PROBLEM STATEMENT: Leave out the pictures and set down exactly the lines from the start of the listing through the one with "ax = fig.add_axes([0.147, 0.1606, 0.858, 0.7935])", both included.
--- BEGIN ---
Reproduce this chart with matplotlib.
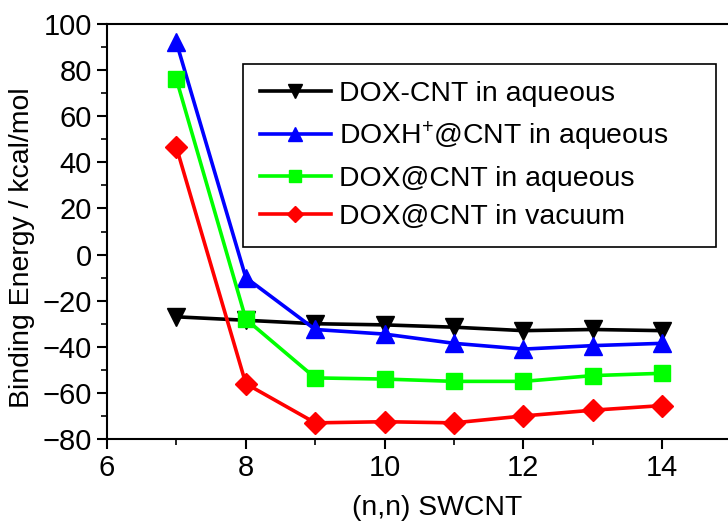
import matplotlib
matplotlib.use("Agg")
import matplotlib.pyplot as plt
from matplotlib.ticker import MultipleLocator

plt.rcParams['font.family'] = ['Liberation Sans', 'DejaVu Sans']
plt.rcParams['mathtext.fontset'] = 'custom'
plt.rcParams['mathtext.rm'] = 'Liberation Sans'
plt.rcParams['mathtext.it'] = 'Liberation Sans'

n = [7, 8, 9, 10, 11, 12, 13, 14]
dox_cnt_aq = [-27, -28.5, -30, -30.5, -31.5, -33, -32.5, -33]
doxh_at_cnt_aq = [92, -10, -32.5, -34.5, -38.5, -41, -39.5, -38.5]
dox_at_cnt_aq = [76, -28, -53.5, -54, -55, -55, -52.5, -51.5]
dox_at_cnt_vac = [46.5, -56, -73, -72.5, -73, -70, -67.5, -65.5]

labels = ["DOX-CNT in aqueous", "DOXH$^{+}$@CNT in aqueous",
          "DOX@CNT in aqueous", "DOX@CNT in vacuum"]

fig = plt.figure(figsize=(7.28, 5.23), dpi=100)
ax = fig.add_axes([0.147, 0.1606, 0.858, 0.7935])

ax.plot(n, dox_cnt_aq, color="black", marker="v", ms=13, lw=2.6, label=labels[0])
ax.plot(n, doxh_at_cnt_aq, color="#0000ff", marker="^", ms=13, lw=2.6, label=labels[1])
ax.plot(n, dox_at_cnt_aq, color="#00ff00", marker="s", ms=11, lw=2.6, label=labels[2])
ax.plot(n, dox_at_cnt_vac, color="#ff0000", marker="D", ms=11, lw=2.6, label=labels[3])

ax.set_xlim(6, 15)
ax.set_ylim(-80, 100)
ax.xaxis.set_major_locator(MultipleLocator(2))
ax.xaxis.set_minor_locator(MultipleLocator(1))
ax.yaxis.set_major_locator(MultipleLocator(20))
ax.yaxis.set_minor_locator(MultipleLocator(10))
ax.tick_params(which="major", direction="out", length=7, width=1.5, labelsize=21, pad=4)
ax.tick_params(which="minor", direction="out", length=4, width=1.2)
ax.spines["right"].set_visible(False)
for s in ["left", "bottom", "top"]:
    ax.spines[s].set_linewidth(1.5)

ax.set_xlabel("(n,n) SWCNT", fontsize=20.4, labelpad=9, x=0.528)
ax.set_ylabel("Binding Energy / kcal/mol", fontsize=20.4, labelpad=5, y=0.46)

leg = ax.legend(loc="upper left", bbox_to_anchor=(0.2174, 0.4747, 0.757, 0.4293),
                mode="expand", borderaxespad=0,
                fontsize=20.4, fancybox=False, framealpha=1, edgecolor="black",
                markerscale=0.75, handlelength=2.5, labelspacing=0.45,
                handletextpad=0.3, borderpad=0.6)
leg.get_frame().set_linewidth(1.2)

fig.savefig("out.png", dpi=100)
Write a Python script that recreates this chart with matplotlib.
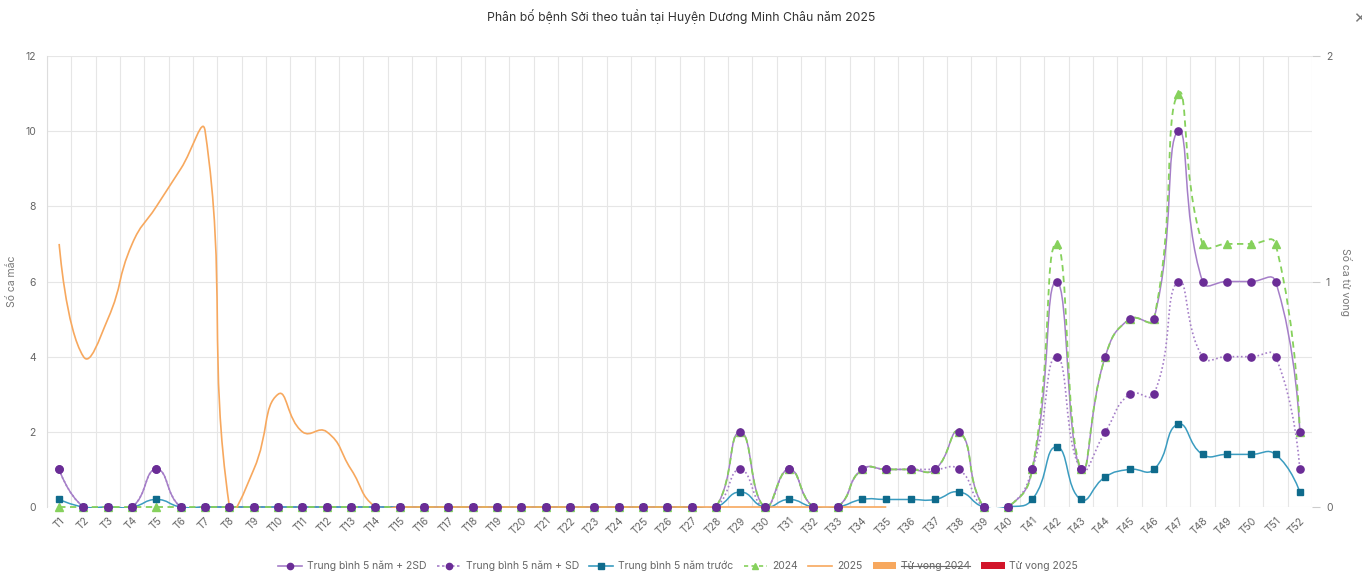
import matplotlib
matplotlib.use("Agg")
import matplotlib.pyplot as plt
from matplotlib.path import Path
from matplotlib.patches import PathPatch, Patch, Rectangle
from matplotlib.lines import Line2D
import numpy as np

plt.rcParams['font.family'] = ['Inter', 'DejaVu Sans']

weeks = [f"T{i}" for i in range(1, 53)]

mean_2sd = [1, 0, 0, 0, 1, 0, 0, 0, 0, 0, 0, 0, 0, 0, 0, 0, 0, 0, 0, 0,
            0, 0, 0, 0, 0, 0, 0, 0, 2, 0, 1, 0, 0, 1, 1, 1, 1, 2, 0, 0,
            1, 6, 1, 4, 5, 5, 10, 6, 6, 6, 6, 2]
mean_sd = [1, 0, 0, 0, 1, 0, 0, 0, 0, 0, 0, 0, 0, 0, 0, 0, 0, 0, 0, 0,
           0, 0, 0, 0, 0, 0, 0, 0, 1, 0, 1, 0, 0, 1, 1, 1, 1, 1, 0, 0,
           1, 4, 1, 2, 3, 3, 6, 4, 4, 4, 4, 1]
mean_5y = [0.2, 0, 0, 0, 0.2, 0, 0, 0, 0, 0, 0, 0, 0, 0, 0, 0, 0, 0, 0, 0,
           0, 0, 0, 0, 0, 0, 0, 0, 0.4, 0, 0.2, 0, 0, 0.2, 0.2, 0.2, 0.2, 0.4, 0, 0,
           0.2, 1.6, 0.2, 0.8, 1.0, 1.0, 2.2, 1.4, 1.4, 1.4, 1.4, 0.4]
y2024 = [0, 0, 0, 0, 0, 0, 0, 0, 0, 0, 0, 0, 0, 0, 0, 0, 0, 0, 0, 0,
         0, 0, 0, 0, 0, 0, 0, 0, 2, 0, 1, 0, 0, 1, 1, 1, 1, 2, 0, 0,
         1, 7, 1, 4, 5, 5, 11, 7, 7, 7, 7, 2]
y2025 = [7, 4, 5, 7, 8, 9, 10, 0, 1, 3, 2, 2, 1, 0, 0, 0, 0, 0, 0, 0,
         0, 0, 0, 0, 0, 0, 0, 0, 0, 0, 0, 0, 0, 0, 0]

C_2SD_LINE = '#a57ec8'
C_PURPLE = '#6a2c96'
C_TEAL_LINE = '#3b9cc0'
C_TEAL = '#0f6b8c'
C_GREEN = '#86d15c'
C_ORANGE = '#f7a85e'
C_RED = '#d2152a'

fig = plt.figure(figsize=(13.62, 5.71), dpi=100)
ax = fig.add_axes([47/1362, 64/571, 1265/1362, 451/571])
ax2 = ax.twinx()

ax.set_xlim(-0.5, 51.5)
ax.set_ylim(0, 12)
ax2.set_ylim(0, 2)

SX = 1265 / 52.0
SY = 451 / 12.0


def smooth_path(xs, ys, smooth=0.5):
    px = np.array(xs, float) * SX
    py = np.array(ys, float) * SY
    n = len(px)
    verts = [(px[0], py[0])]
    codes = [Path.MOVETO]
    cpx, cpy = px[0], py[0]
    for k in range(1, n):
        x, y = px[k], py[k]
        prevx, prevy = px[k - 1], py[k - 1]
        if k + 1 < n:
            nx, ny = px[k + 1], py[k + 1]
            vx, vy = nx - prevx, ny - prevy
            l0 = np.hypot(x - prevx, y - prevy)
            l1 = np.hypot(nx - x, ny - y)
            ratio = l1 / (l0 + l1) if (l0 + l1) > 0 else 0.5
            ncx = x - vx * smooth * (1 - ratio)
            ncy = y - vy * smooth * (1 - ratio)
        else:
            vx = vy = 0
            ratio = 0.5
            ncx, ncy = x, y
        verts += [(cpx, cpy), (ncx, ncy), (x, y)]
        codes += [Path.CURVE4] * 3
        cpx = x + vx * smooth * ratio
        cpy = y + vy * smooth * ratio
    verts = [(vx_ / SX, vy_ / SY) for vx_, vy_ in verts]
    return Path(verts, codes)


clip_rect = Rectangle((0, -0.0018), 1, 1.02, transform=ax.transAxes,
                      facecolor='none', edgecolor='none')
ax.add_patch(clip_rect)


def draw_line(vals, color, lw, ls, z):
    xs = list(range(len(vals)))
    p = PathPatch(smooth_path(xs, vals), facecolor='none', edgecolor=color,
                  lw=lw, linestyle=ls, zorder=z, capstyle='butt')
    ax.add_patch(p)
    p.set_clip_path(clip_rect)


x_all = list(range(52))
draw_line(mean_2sd, C_2SD_LINE, 1.1, '-', 2)
draw_line(mean_sd, C_2SD_LINE, 1.2, (0, (1, 1.5)), 2.1)
draw_line(mean_5y, C_TEAL_LINE, 1.1, '-', 2.2)
draw_line(y2024, C_GREEN, 1.3, (0, (3.5, 2.5)), 2.3)
draw_line(y2025, C_ORANGE, 1.2, '-', 2.4)

ax.plot(x_all, y2024, linestyle='none', marker='^', ms=5.5, color=C_GREEN,
        clip_on=False, zorder=3)
ax.plot(x_all, mean_5y, linestyle='none', marker='s', ms=4.3, color=C_TEAL,
        clip_on=False, zorder=4)
ax.plot(x_all, mean_sd, linestyle='none', marker='o', ms=5.2, color=C_PURPLE,
        clip_on=False, zorder=5)
ax.plot(x_all, mean_2sd, linestyle='none', marker='o', ms=5.2, color=C_PURPLE,
        clip_on=False, zorder=5)

# grid
ax.set_xticks([i - 0.5 for i in range(53)], minor=True)
ax.set_xticks(range(52))
ax.set_xticklabels(weeks, rotation=45, ha='right', rotation_mode='anchor',
                   fontsize=7.5, color='#666666')
ax.grid(True, which='minor', axis='x', color='#e6e6e6', lw=0.8)
ax.set_yticks(range(0, 13, 2))
ax.grid(True, which='major', axis='y', color='#e6e6e6', lw=0.8)
ax.set_axisbelow(True)
ax.tick_params(axis='x', which='both', length=0, pad=6)
ax.tick_params(axis='y', length=0, labelsize=7.5, labelcolor='#666666', pad=8)
ax2.set_yticks([0, 1, 2])
ax2.tick_params(axis='y', length=6, color='#cccccc', labelsize=7.5,
                labelcolor='#666666', pad=4)
for a in (ax, ax2):
    for s in ('top', 'bottom', 'right', 'left'):
        a.spines[s].set_visible(False)
ax.spines['left'].set_visible(True)
ax.spines['left'].set_color('#dddddd')
ax.spines['left'].set_linewidth(0.8)

ax.set_ylabel('Số ca mắc', fontsize=7.5, color='#777777')
ax2.set_ylabel('Số ca tử vong', fontsize=7.5, color='#777777', rotation=-90,
               va='center')
ax.yaxis.set_label_coords(-0.0275, 0.5)
ax2.yaxis.set_label_coords(1.0265, 0.5)
ax.yaxis.label.set_va('center')

fig.text(0.5, 1 - 16/571, 'Phân bố bệnh Sởi theo tuần tại Huyện Dương Minh Châu năm 2025',
         ha='center', va='center', fontsize=8.8, color='#333333')
fig.text(1353/1362, 1 - 19/571, '✕', ha='left', va='center', fontsize=11,
         color='#777777', family=['DejaVu Sans'])

handles = [
    Line2D([], [], color=C_2SD_LINE, lw=1.2, marker='o', ms=4.5,
           markerfacecolor=C_PURPLE, markeredgecolor=C_PURPLE),
    Line2D([], [], color=C_2SD_LINE, lw=1.2, ls=(0, (1.5, 1.5)), marker='o', ms=4.5,
           markerfacecolor=C_PURPLE, markeredgecolor=C_PURPLE),
    Line2D([], [], color=C_TEAL_LINE, lw=1.2, marker='s', ms=4,
           markerfacecolor=C_TEAL, markeredgecolor=C_TEAL),
    Line2D([], [], color=C_GREEN, lw=1.2, ls=(0, (2.5, 2)), marker='^', ms=4.5,
           markerfacecolor=C_GREEN, markeredgecolor=C_GREEN),
    Line2D([], [], color=C_ORANGE, lw=1.2),
    Patch(facecolor=C_ORANGE, edgecolor='none'),
    Patch(facecolor=C_RED, edgecolor='none'),
]
labels = ['Trung bình 5 năm + 2SD', 'Trung bình 5 năm + SD', 'Trung bình 5 năm trước',
          '2024', '2025', 'Tử vong 2024', 'Tử vong 2025']
leg = fig.legend(handles, labels, loc='center', bbox_to_anchor=(0.498, 1 - 566/571),
                 ncol=7, frameon=False, fontsize=7.5, handlelength=2.3,
                 handleheight=0.7, handletextpad=0.45, columnspacing=1.0,
                 borderaxespad=0)
for t in leg.get_texts():
    t.set_color('#666666')

fig.canvas.draw()
r = fig.canvas.get_renderer()
t = leg.get_texts()[5]
bb = t.get_window_extent(r).transformed(fig.transFigure.inverted())
ym = (bb.y0 + bb.y1) / 2
fig.add_artist(Line2D([bb.x0, bb.x1], [ym, ym], transform=fig.transFigure,
                      color='#666666', lw=0.8))

fig.savefig('out.png', dpi=100)
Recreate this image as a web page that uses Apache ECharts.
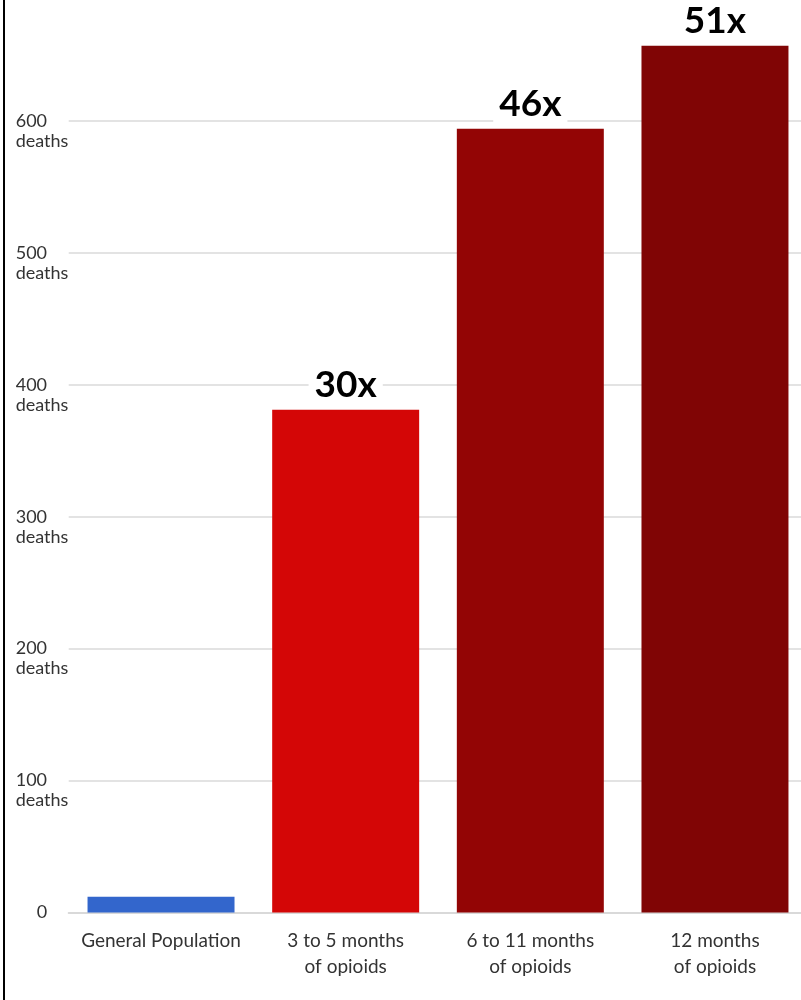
<!DOCTYPE html>
<html>
<head>
<meta charset="utf-8">
<script src="https://cdn.jsdelivr.net/npm/echarts@6/dist/echarts.min.js"></script>
<style>
html,body{margin:0;padding:0;background:#fff;overflow:hidden;}
#wrap{position:relative;width:801px;height:1000px;overflow:hidden;}
#chart{position:absolute;left:0;top:-11px;width:808px;height:1011px;}
</style>
</head>
<body>
<div id="wrap"><div id="chart"></div></div>
<script>
const categories = ['General Population', '3 to 5 months\nof opioids', '6 to 11 months\nof opioids', '12 months\nof opioids'];
const deaths = [12, 381, 594, 657];
const multipliers = ['', '30x', '46x', '51x'];
const barColors = ['#3366cc', '#d40606', '#930505', '#800505'];

const chart = echarts.init(document.getElementById('chart'));
chart.setOption({
  animation: false,
  backgroundColor: '#fff',
  grid: { left: 68.7, right: 0.7, top: 0, bottom: 87.5 },
  xAxis: {
    type: 'category',
    data: categories,
    axisTick: { show: false },
    axisLine: { show: true, lineStyle: { color: '#d9d9d9', width: 2 } },
    axisLabel: {
      interval: 0,
      color: '#333',
      fontFamily: 'Lato',
      fontSize: 19,
      lineHeight: 26,
      margin: 15
    }
  },
  yAxis: {
    type: 'value',
    min: 0,
    max: 700,
    interval: 100,
    axisLine: { show: false },
    axisTick: { show: false },
    splitLine: { lineStyle: { color: '#e3e3e3', width: 2 } },
    axisLabel: {
      align: 'left',
      margin: 53,
      formatter: function (v) {
        if (v === 0) return '{z|0}';
        if (v >= 700) return '';
        return '{e| }\n{a|' + v + '}\n{a|deaths}';
      },
      rich: {
        a: { fontFamily: 'Lato', fontSize: 18, lineHeight: 20, color: '#333' },
        e: { fontFamily: 'Lato', fontSize: 18, lineHeight: 20 },
        z: { fontFamily: 'Lato', fontSize: 18, lineHeight: 20, color: '#333', padding: [0, 0, 0, 21] }
      }
    }
  },
  series: [{
    type: 'bar',
    barCategoryGap: '20.4%',
    data: deaths.map((v, i) => ({
      value: v,
      itemStyle: { color: barColors[i] },
      label: {
        show: multipliers[i] !== '',
        formatter: multipliers[i]
      }
    })),
    label: {
      position: 'top',
      distance: 6,
      color: '#000',
      fontFamily: 'Lato',
      fontWeight: 'bold',
      fontSize: 37,
      backgroundColor: '#fff',
      padding: [0, 6, 0, 6]
    }
  }],
  graphic: [{
    type: 'line',
    shape: { x1: 4, y1: 0, x2: 4, y2: 1011 },
    style: { stroke: '#000', lineWidth: 2 }
  }]
});
</script>
</body>
</html>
--- END ---
CORRECT ANSWER:
Reproduce this chart with matplotlib.
import matplotlib
matplotlib.use("Agg")
import matplotlib.pyplot as plt
from matplotlib.ticker import MultipleLocator

plt.rcParams['font.family'] = ['Liberation Sans', 'DejaVu Sans']
plt.rcParams['mathtext.fontset'] = 'custom'
plt.rcParams['mathtext.rm'] = 'Liberation Sans'
plt.rcParams['mathtext.it'] = 'Liberation Sans'

n = [7, 8, 9, 10, 11, 12, 13, 14]
dox_cnt_aq = [-27, -28.5, -30, -30.5, -31.5, -33, -32.5, -33]
doxh_at_cnt_aq = [92, -10, -32.5, -34.5, -38.5, -41, -39.5, -38.5]
dox_at_cnt_aq = [76, -28, -53.5, -54, -55, -55, -52.5, -51.5]
dox_at_cnt_vac = [46.5, -56, -73, -72.5, -73, -70, -67.5, -65.5]

labels = ["DOX-CNT in aqueous", "DOXH$^{+}$@CNT in aqueous",
          "DOX@CNT in aqueous", "DOX@CNT in vacuum"]

fig = plt.figure(figsize=(7.28, 5.23), dpi=100)
ax = fig.add_axes([0.147, 0.1606, 0.858, 0.7935])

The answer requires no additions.